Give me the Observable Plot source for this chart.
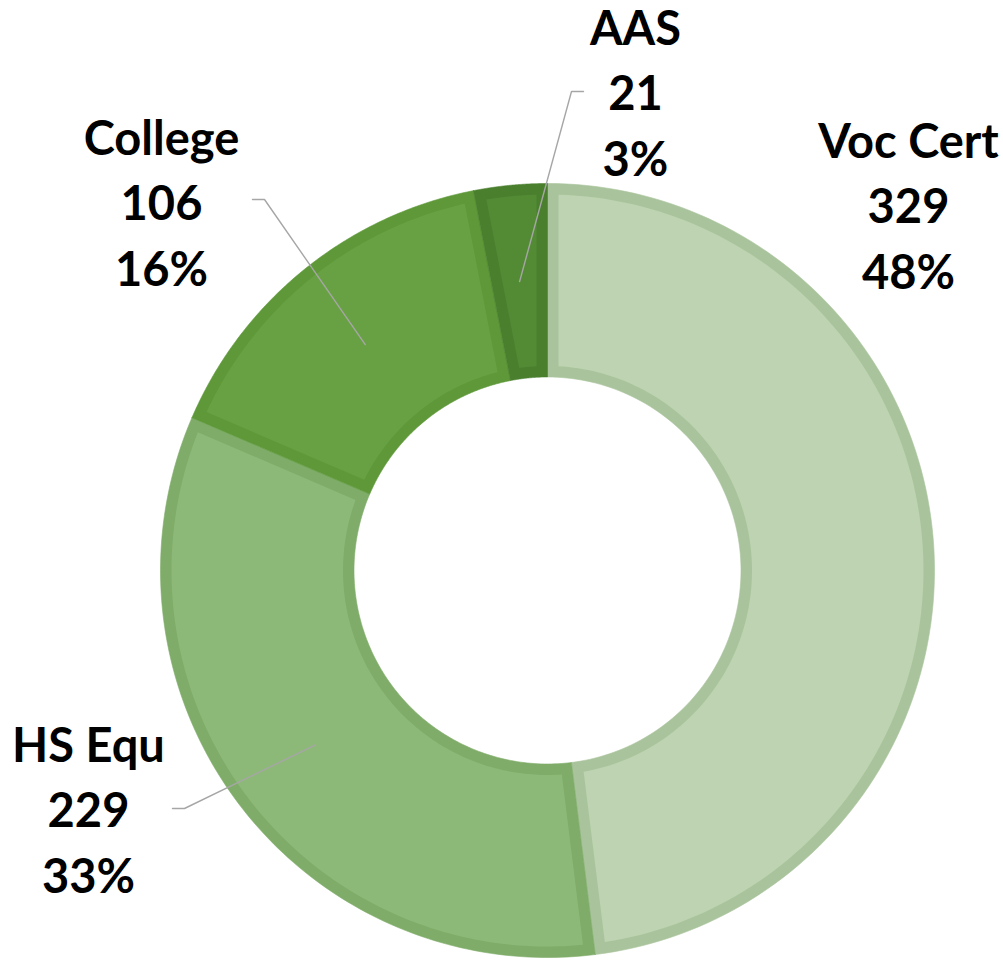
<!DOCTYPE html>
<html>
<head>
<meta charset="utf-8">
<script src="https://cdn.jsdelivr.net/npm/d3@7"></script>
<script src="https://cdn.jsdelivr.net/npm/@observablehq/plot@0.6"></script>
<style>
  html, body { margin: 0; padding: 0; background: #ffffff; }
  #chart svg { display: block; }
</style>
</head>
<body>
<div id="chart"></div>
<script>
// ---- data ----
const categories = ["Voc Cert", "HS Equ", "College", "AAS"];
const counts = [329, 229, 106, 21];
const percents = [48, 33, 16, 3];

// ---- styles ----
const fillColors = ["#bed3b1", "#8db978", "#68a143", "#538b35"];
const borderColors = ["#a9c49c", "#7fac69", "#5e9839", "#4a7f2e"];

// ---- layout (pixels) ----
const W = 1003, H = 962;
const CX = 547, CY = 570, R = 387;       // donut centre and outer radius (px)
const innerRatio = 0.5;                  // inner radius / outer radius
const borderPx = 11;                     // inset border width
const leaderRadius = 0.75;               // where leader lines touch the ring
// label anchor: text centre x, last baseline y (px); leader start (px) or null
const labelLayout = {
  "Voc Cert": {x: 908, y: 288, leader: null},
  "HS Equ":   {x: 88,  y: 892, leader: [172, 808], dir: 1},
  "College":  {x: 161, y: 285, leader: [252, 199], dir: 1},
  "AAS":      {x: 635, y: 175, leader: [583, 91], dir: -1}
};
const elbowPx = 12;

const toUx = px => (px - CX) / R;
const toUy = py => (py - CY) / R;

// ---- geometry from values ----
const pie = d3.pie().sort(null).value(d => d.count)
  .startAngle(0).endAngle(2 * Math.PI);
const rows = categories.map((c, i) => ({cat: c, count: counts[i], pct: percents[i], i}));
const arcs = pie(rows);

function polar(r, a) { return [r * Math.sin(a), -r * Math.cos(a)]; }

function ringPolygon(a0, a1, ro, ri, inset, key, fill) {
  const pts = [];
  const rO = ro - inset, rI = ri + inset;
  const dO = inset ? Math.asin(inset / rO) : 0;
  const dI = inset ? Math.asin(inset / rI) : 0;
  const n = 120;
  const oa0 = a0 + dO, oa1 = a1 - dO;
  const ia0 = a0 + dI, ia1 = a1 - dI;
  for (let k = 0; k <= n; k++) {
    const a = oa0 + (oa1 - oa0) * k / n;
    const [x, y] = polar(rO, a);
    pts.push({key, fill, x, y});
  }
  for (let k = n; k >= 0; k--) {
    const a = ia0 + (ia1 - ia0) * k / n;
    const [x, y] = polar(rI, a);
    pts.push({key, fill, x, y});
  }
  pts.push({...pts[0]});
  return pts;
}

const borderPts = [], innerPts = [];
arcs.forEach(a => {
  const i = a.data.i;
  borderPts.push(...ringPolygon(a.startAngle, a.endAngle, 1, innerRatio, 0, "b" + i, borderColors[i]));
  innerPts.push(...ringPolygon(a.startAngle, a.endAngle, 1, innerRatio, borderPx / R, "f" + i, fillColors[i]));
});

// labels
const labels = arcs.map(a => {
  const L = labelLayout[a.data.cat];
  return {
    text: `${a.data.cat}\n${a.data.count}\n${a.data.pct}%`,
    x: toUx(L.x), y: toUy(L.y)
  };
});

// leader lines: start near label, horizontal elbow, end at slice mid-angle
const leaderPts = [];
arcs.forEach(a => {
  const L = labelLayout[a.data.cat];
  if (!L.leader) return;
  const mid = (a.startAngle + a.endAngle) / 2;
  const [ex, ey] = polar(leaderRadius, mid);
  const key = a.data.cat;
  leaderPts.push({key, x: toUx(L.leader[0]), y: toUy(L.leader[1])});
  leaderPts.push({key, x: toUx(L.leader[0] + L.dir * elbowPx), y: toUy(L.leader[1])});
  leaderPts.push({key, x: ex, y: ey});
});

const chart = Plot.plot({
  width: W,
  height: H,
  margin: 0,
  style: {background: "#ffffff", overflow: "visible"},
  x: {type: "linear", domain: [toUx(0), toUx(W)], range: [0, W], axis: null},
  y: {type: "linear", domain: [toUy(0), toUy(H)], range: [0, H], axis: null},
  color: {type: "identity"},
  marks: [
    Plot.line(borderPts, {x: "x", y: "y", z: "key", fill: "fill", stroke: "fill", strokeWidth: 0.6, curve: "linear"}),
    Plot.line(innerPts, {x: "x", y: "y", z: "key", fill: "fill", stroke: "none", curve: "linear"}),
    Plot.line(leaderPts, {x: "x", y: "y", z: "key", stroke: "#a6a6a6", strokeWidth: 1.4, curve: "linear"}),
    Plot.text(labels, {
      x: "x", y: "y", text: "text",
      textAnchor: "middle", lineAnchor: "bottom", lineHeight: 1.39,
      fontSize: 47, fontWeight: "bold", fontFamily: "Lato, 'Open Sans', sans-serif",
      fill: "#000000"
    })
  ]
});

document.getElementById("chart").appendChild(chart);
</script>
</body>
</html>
▬▬▬▬▬▬▬▬▬▬
■ YOUR INSTRUCTIONS: Pick out, from the lines above, every one that contains the string "chart".

■ THE SOLUTION:
Give me the Observable Plot source for this chart.
  #chart svg { display: block; }
<div id="chart"></div>
const chart = Plot.plot({
document.getElementById("chart").appendChild(chart);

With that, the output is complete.